STORED DATA:
----------------------------------------

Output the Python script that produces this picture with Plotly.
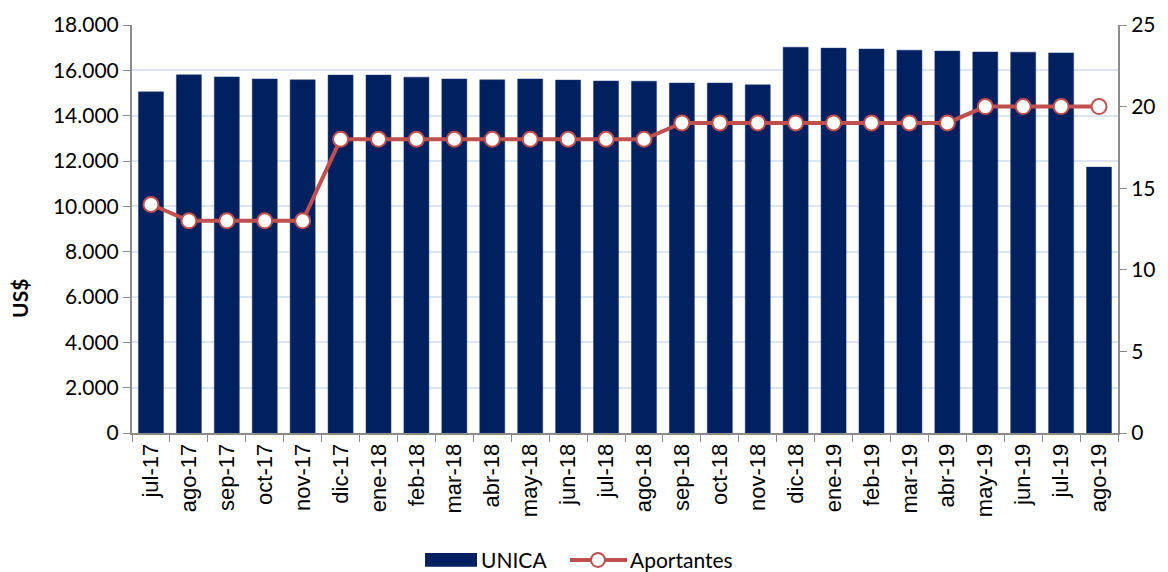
import plotly.graph_objects as go

categories = ["jul-17","ago-17","sep-17","oct-17","nov-17","dic-17","ene-18","feb-18","mar-18",
              "abr-18","may-18","jun-18","jul-18","ago-18","sep-18","oct-18","nov-18","dic-18",
              "ene-19","feb-19","mar-19","abr-19","may-19","jun-19","jul-19","ago-19"]
unica = [15050,15800,15710,15620,15580,15790,15790,15700,15620,15580,15620,15570,15530,15520,
         15440,15440,15360,17020,16980,16940,16890,16850,16810,16800,16770,11730]
aportantes = [14,13,13,13,13,18,18,18,18,18,18,18,18,18,19,19,19,19,19,19,19,19,20,20,20,20]

left_ticks = list(range(0, 18001, 2000))
left_labels = [f"{v:,}".replace(",", ".") for v in left_ticks]

BAR_COLOR = "#002060"
LINE_COLOR = "#c0504d"
AXIS_COLOR = "#8c8c8c"
FONT = "Lato, Open Sans, sans-serif"

fig = go.Figure()
fig.add_trace(go.Bar(x=categories, y=unica, name="UNICA", showlegend=False,
                     marker=dict(color=BAR_COLOR, line=dict(color="#1f3a7a", width=0.5))))
fig.add_trace(go.Scatter(x=categories, y=aportantes, name="Aportantes", yaxis="y2",
                         mode="lines+markers", showlegend=False,
                         line=dict(color=LINE_COLOR, width=4),
                         marker=dict(size=15, color="white", line=dict(color=LINE_COLOR, width=2))))

# custom legend (Excel-like wide swatches)
fig.add_shape(type="rect", xref="paper", yref="paper", x0=0.2972, x1=0.3499, y0=-0.294, y1=-0.328,
              fillcolor=BAR_COLOR, line=dict(width=0))
fig.add_annotation(xref="paper", yref="paper", x=0.352, y=-0.311, text="UNICA", showarrow=False,
                   xanchor="left", yanchor="middle", font=dict(family=FONT, size=21, color="black"))
fig.add_shape(type="line", xref="paper", yref="paper", x0=0.4442, x1=0.502, y0=-0.311, y1=-0.311,
              line=dict(color=LINE_COLOR, width=4))
fig.add_shape(type="circle", xref="paper", yref="paper", xsizemode="pixel", ysizemode="pixel",
              xanchor=0.4726, yanchor=-0.311, x0=-7, x1=7, y0=-7, y1=7,
              fillcolor="white", line=dict(color=LINE_COLOR, width=2))
fig.add_annotation(xref="paper", yref="paper", x=0.503, y=-0.311, text="Aportantes", showarrow=False,
                   xanchor="left", yanchor="middle", font=dict(family=FONT, size=21, color="black"))
fig.add_annotation(xref="paper", yref="paper", x=-0.1136, y=0.331, text="<b>US$</b>", showarrow=False,
                   textangle=-90, xanchor="center", yanchor="middle",
                   font=dict(family=FONT, size=21, color="black"))

fig.update_layout(
    width=1160, height=564,
    margin=dict(l=124, r=50, t=17, b=139),
    plot_bgcolor="white", paper_bgcolor="white",
    bargap=0.34,
    showlegend=False,
    font=dict(family=FONT, size=21, color="black"),
    xaxis=dict(type="category", range=[-0.5, len(categories) - 0.5], tickangle=-90,
               showline=True, linecolor=AXIS_COLOR, linewidth=2,
               ticks="outside", tickson="boundaries", ticklen=7, tickcolor=AXIS_COLOR,
               tickfont=dict(family="Liberation Sans, Arial", size=22), showgrid=False,
               automargin=False),
    yaxis=dict(range=[0, 18000], tickvals=left_ticks, ticktext=left_labels,
               showline=True, linecolor=AXIS_COLOR, linewidth=2, ticks="outside", ticklen=7,
               tickcolor=AXIS_COLOR, gridcolor="#dce6f2", gridwidth=1.5, zeroline=False,
               automargin=False),
    yaxis2=dict(range=[0, 25], tickvals=[0,5,10,15,20,25], overlaying="y", side="right",
                showline=True, linecolor=AXIS_COLOR, linewidth=2, ticks="outside", ticklen=7,
                tickcolor=AXIS_COLOR, showgrid=False, zeroline=False, automargin=False),
)

fig.write_html("out.html")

----------------------------------------

WORK INSTRUCTIONS: Using the data above, write out every line exactly, leaving the images behind.

RESULT OF THIS EXERCISE:
Output the Python script that produces this picture with Plotly.
import plotly.graph_objects as go

categories = ["jul-17","ago-17","sep-17","oct-17","nov-17","dic-17","ene-18","feb-18","mar-18",
              "abr-18","may-18","jun-18","jul-18","ago-18","sep-18","oct-18","nov-18","dic-18",
              "ene-19","feb-19","mar-19","abr-19","may-19","jun-19","jul-19","ago-19"]
unica = [15050,15800,15710,15620,15580,15790,15790,15700,15620,15580,15620,15570,15530,15520,
         15440,15440,15360,17020,16980,16940,16890,16850,16810,16800,16770,11730]
aportantes = [14,13,13,13,13,18,18,18,18,18,18,18,18,18,19,19,19,19,19,19,19,19,20,20,20,20]

left_ticks = list(range(0, 18001, 2000))
left_labels = [f"{v:,}".replace(",", ".") for v in left_ticks]

BAR_COLOR = "#002060"
LINE_COLOR = "#c0504d"
AXIS_COLOR = "#8c8c8c"
FONT = "Lato, Open Sans, sans-serif"

fig = go.Figure()
fig.add_trace(go.Bar(x=categories, y=unica, name="UNICA", showlegend=False,
                     marker=dict(color=BAR_COLOR, line=dict(color="#1f3a7a", width=0.5))))
fig.add_trace(go.Scatter(x=categories, y=aportantes, name="Aportantes", yaxis="y2",
                         mode="lines+markers", showlegend=False,
                         line=dict(color=LINE_COLOR, width=4),
                         marker=dict(size=15, color="white", line=dict(color=LINE_COLOR, width=2))))

# custom legend (Excel-like wide swatches)
fig.add_shape(type="rect", xref="paper", yref="paper", x0=0.2972, x1=0.3499, y0=-0.294, y1=-0.328,
              fillcolor=BAR_COLOR, line=dict(width=0))
fig.add_annotation(xref="paper", yref="paper", x=0.352, y=-0.311, text="UNICA", showarrow=False,
                   xanchor="left", yanchor="middle", font=dict(family=FONT, size=21, color="black"))
fig.add_shape(type="line", xref="paper", yref="paper", x0=0.4442, x1=0.502, y0=-0.311, y1=-0.311,
              line=dict(color=LINE_COLOR, width=4))
fig.add_shape(type="circle", xref="paper", yref="paper", xsizemode="pixel", ysizemode="pixel",
              xanchor=0.4726, yanchor=-0.311, x0=-7, x1=7, y0=-7, y1=7,
              fillcolor="white", line=dict(color=LINE_COLOR, width=2))
fig.add_annotation(xref="paper", yref="paper", x=0.503, y=-0.311, text="Aportantes", showarrow=False,
                   xanchor="left", yanchor="middle", font=dict(family=FONT, size=21, color="black"))
fig.add_annotation(xref="paper", yref="paper", x=-0.1136, y=0.331, text="<b>US$</b>", showarrow=False,
                   textangle=-90, xanchor="center", yanchor="middle",
                   font=dict(family=FONT, size=21, color="black"))

fig.update_layout(
    width=1160, height=564,
    margin=dict(l=124, r=50, t=17, b=139),
    plot_bgcolor="white", paper_bgcolor="white",
    bargap=0.34,
    showlegend=False,
    font=dict(family=FONT, size=21, color="black"),
    xaxis=dict(type="category", range=[-0.5, len(categories) - 0.5], tickangle=-90,
               showline=True, linecolor=AXIS_COLOR, linewidth=2,
               ticks="outside", tickson="boundaries", ticklen=7, tickcolor=AXIS_COLOR,
               tickfont=dict(family="Liberation Sans, Arial", size=22), showgrid=False,
               automargin=False),
    yaxis=dict(range=[0, 18000], tickvals=left_ticks, ticktext=left_labels,
               showline=True, linecolor=AXIS_COLOR, linewidth=2, ticks="outside", ticklen=7,
               tickcolor=AXIS_COLOR, gridcolor="#dce6f2", gridwidth=1.5, zeroline=False,
               automargin=False),
    yaxis2=dict(range=[0, 25], tickvals=[0,5,10,15,20,25], overlaying="y", side="right",
                showline=True, linecolor=AXIS_COLOR, linewidth=2, ticks="outside", ticklen=7,
                tickcolor=AXIS_COLOR, showgrid=False, zeroline=False, automargin=False),
)

fig.write_html("out.html")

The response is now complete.